▶ Stated problem
Pictures must not be retyped. Return exactly the lines from the one with "Output the Python" through the one with "import plotly.graph_objects as go", both included, and no others.

Plotting code records
_ _ _

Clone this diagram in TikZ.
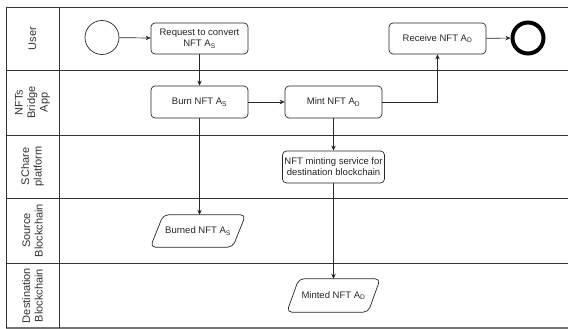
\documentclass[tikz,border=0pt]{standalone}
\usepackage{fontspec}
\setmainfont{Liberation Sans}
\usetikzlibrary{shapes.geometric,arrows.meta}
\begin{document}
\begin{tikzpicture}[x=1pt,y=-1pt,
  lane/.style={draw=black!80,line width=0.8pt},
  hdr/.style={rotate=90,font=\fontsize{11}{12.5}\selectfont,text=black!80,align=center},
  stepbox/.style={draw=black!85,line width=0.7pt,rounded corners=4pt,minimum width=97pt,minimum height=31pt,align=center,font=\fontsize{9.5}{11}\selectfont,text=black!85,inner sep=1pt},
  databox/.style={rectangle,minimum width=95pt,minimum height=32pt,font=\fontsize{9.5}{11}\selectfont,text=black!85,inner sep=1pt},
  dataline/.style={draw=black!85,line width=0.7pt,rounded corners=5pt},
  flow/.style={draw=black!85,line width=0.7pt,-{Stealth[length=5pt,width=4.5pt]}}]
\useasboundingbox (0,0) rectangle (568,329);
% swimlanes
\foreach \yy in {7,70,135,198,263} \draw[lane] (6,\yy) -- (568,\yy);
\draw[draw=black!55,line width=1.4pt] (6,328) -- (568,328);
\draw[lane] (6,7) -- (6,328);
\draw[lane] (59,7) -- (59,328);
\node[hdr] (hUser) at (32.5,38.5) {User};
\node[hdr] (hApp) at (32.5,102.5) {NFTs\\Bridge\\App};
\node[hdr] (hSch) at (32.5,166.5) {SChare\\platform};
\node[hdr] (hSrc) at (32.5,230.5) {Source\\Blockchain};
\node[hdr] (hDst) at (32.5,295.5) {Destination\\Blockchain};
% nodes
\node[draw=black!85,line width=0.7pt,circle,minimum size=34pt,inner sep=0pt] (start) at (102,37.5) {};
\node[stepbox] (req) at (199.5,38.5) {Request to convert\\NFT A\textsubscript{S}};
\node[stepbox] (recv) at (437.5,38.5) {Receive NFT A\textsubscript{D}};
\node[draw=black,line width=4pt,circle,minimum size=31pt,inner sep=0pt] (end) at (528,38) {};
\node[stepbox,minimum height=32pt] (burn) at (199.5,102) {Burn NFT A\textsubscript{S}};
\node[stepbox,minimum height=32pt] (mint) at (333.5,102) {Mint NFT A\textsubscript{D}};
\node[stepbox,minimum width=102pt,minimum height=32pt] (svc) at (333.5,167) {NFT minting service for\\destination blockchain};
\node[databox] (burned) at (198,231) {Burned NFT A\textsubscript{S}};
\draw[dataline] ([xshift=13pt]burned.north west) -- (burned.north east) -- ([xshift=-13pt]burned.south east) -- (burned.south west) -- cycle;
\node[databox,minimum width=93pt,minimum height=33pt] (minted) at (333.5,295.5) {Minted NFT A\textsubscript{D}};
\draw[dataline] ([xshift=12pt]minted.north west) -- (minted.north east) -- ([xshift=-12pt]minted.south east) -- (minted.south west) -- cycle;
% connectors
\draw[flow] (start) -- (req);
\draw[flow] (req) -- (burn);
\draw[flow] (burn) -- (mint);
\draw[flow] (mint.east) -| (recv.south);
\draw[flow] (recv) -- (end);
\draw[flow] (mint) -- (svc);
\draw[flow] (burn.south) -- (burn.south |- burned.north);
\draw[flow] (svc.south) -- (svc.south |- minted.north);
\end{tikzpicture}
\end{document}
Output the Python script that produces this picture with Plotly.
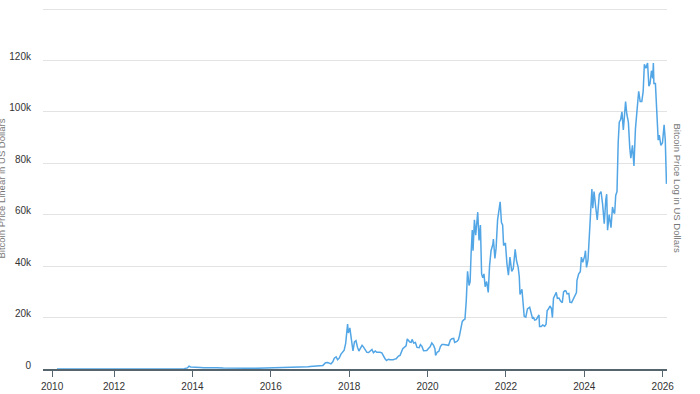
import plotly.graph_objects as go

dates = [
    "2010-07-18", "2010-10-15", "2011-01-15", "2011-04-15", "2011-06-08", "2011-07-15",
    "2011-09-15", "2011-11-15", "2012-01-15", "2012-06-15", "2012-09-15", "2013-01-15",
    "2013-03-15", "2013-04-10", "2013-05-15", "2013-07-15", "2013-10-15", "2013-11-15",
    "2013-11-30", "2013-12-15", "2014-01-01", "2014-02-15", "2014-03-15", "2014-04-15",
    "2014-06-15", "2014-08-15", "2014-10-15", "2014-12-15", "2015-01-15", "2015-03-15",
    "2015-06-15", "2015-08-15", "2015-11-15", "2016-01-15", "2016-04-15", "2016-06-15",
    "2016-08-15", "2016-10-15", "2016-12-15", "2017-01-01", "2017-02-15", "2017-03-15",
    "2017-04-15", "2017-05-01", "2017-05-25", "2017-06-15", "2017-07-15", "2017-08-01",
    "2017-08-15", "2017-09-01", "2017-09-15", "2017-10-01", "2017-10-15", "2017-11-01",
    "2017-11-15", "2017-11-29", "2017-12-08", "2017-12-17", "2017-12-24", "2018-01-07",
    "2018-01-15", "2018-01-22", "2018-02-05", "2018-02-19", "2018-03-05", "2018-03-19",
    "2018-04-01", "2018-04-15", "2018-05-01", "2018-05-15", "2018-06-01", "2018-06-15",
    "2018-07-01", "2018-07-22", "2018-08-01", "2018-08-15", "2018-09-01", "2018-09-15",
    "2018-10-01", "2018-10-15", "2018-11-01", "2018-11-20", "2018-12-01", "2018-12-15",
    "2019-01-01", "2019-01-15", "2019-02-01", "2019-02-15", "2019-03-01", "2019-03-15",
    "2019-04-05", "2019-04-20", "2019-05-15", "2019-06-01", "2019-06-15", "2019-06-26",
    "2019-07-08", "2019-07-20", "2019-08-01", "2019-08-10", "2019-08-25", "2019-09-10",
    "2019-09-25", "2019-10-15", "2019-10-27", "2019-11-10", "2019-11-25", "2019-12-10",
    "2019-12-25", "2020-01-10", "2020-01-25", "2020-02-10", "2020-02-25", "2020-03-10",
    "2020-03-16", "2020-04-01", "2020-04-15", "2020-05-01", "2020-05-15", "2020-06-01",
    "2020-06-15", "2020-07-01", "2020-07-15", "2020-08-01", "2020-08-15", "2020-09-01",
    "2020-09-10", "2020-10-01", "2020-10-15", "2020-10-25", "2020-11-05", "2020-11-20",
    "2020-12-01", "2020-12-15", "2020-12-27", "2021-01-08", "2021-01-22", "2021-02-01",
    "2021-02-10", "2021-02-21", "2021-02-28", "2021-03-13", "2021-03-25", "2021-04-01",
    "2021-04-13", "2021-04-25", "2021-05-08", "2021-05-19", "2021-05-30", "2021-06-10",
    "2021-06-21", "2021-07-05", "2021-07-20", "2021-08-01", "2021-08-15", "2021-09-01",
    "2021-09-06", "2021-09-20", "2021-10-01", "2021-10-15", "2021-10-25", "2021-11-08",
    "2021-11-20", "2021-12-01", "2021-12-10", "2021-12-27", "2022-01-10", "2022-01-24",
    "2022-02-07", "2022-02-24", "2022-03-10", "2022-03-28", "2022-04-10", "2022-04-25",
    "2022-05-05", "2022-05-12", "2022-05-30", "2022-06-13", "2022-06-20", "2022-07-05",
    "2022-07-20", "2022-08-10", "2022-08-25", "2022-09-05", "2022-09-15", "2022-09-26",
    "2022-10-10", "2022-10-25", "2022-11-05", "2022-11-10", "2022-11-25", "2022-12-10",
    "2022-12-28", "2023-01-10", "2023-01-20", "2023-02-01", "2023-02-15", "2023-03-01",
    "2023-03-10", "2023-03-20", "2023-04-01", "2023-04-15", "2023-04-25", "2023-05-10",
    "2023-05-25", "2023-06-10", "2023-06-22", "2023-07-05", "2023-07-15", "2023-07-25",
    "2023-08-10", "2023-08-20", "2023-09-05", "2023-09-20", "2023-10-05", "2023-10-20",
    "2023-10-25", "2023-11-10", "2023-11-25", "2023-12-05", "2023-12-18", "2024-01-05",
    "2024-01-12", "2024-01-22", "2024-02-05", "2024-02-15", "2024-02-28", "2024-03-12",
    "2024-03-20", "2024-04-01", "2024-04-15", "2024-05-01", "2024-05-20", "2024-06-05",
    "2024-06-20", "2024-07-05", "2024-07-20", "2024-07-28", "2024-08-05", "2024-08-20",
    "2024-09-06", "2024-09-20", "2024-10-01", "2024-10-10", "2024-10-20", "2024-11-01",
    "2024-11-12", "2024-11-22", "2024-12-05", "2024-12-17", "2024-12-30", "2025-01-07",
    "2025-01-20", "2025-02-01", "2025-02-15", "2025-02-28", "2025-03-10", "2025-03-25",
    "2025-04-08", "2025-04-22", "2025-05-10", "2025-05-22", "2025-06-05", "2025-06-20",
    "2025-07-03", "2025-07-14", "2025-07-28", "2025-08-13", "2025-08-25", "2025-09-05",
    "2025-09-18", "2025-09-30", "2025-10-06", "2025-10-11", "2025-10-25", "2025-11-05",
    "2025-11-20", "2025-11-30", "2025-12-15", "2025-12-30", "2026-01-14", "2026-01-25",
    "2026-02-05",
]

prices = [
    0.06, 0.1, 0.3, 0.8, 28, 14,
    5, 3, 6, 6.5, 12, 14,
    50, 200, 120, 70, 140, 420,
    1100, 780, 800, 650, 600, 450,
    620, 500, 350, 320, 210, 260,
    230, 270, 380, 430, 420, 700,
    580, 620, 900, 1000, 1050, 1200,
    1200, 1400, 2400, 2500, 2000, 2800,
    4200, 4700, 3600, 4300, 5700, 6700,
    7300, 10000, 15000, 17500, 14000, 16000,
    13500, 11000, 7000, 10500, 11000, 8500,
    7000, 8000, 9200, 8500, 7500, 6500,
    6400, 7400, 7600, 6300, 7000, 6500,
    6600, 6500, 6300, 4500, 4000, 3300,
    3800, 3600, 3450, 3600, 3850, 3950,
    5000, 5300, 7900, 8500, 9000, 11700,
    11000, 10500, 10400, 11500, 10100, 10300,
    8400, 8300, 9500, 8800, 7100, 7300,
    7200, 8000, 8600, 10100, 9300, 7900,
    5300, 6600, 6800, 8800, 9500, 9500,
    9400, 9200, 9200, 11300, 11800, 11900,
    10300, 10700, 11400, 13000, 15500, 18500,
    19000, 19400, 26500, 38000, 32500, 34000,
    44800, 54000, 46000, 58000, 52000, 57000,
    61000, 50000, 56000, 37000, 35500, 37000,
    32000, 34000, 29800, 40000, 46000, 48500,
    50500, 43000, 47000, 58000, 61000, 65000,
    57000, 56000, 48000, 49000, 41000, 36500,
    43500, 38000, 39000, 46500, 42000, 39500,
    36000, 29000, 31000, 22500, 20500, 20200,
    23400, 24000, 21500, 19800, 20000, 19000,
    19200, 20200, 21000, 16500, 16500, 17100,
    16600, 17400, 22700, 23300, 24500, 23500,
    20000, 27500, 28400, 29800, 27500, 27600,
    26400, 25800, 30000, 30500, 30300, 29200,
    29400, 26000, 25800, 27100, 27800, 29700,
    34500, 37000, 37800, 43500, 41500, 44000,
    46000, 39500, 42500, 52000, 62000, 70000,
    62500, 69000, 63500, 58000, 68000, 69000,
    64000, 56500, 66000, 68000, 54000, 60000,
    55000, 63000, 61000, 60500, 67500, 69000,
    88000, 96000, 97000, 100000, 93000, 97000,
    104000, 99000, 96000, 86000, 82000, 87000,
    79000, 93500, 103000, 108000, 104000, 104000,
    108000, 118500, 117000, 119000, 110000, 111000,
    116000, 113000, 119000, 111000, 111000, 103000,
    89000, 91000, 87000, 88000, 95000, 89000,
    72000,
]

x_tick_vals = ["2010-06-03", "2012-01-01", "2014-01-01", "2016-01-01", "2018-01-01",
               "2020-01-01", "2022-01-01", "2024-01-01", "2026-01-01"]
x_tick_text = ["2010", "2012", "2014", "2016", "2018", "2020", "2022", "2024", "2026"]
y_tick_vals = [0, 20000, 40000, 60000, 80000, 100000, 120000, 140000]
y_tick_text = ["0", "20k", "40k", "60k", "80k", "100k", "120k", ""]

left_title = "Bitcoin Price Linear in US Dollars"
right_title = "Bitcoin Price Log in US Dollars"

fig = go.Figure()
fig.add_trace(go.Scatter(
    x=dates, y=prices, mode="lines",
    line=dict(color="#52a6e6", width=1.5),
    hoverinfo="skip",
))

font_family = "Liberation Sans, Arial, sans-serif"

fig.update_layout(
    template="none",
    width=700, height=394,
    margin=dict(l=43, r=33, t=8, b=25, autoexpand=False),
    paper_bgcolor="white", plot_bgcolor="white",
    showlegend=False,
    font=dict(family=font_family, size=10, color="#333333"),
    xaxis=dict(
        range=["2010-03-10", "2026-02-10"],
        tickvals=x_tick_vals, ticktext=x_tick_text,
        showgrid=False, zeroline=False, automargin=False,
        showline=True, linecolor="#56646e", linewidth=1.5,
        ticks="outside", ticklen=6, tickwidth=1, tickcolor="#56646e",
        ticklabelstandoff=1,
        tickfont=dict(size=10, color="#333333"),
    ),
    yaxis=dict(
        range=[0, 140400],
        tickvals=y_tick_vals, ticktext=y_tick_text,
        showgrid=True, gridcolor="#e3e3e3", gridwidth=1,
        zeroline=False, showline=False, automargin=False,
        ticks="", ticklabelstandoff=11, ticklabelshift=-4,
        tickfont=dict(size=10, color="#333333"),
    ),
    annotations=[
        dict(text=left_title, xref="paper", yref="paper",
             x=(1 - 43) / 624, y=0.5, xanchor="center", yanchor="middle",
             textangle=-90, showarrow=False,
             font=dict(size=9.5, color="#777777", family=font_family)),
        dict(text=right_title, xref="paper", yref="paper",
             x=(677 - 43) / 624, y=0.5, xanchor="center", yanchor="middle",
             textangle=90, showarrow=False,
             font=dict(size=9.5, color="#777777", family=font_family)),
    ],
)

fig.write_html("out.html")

_ _ _

▶ Result
Output the Python script that produces this picture with Plotly.
import plotly.graph_objects as go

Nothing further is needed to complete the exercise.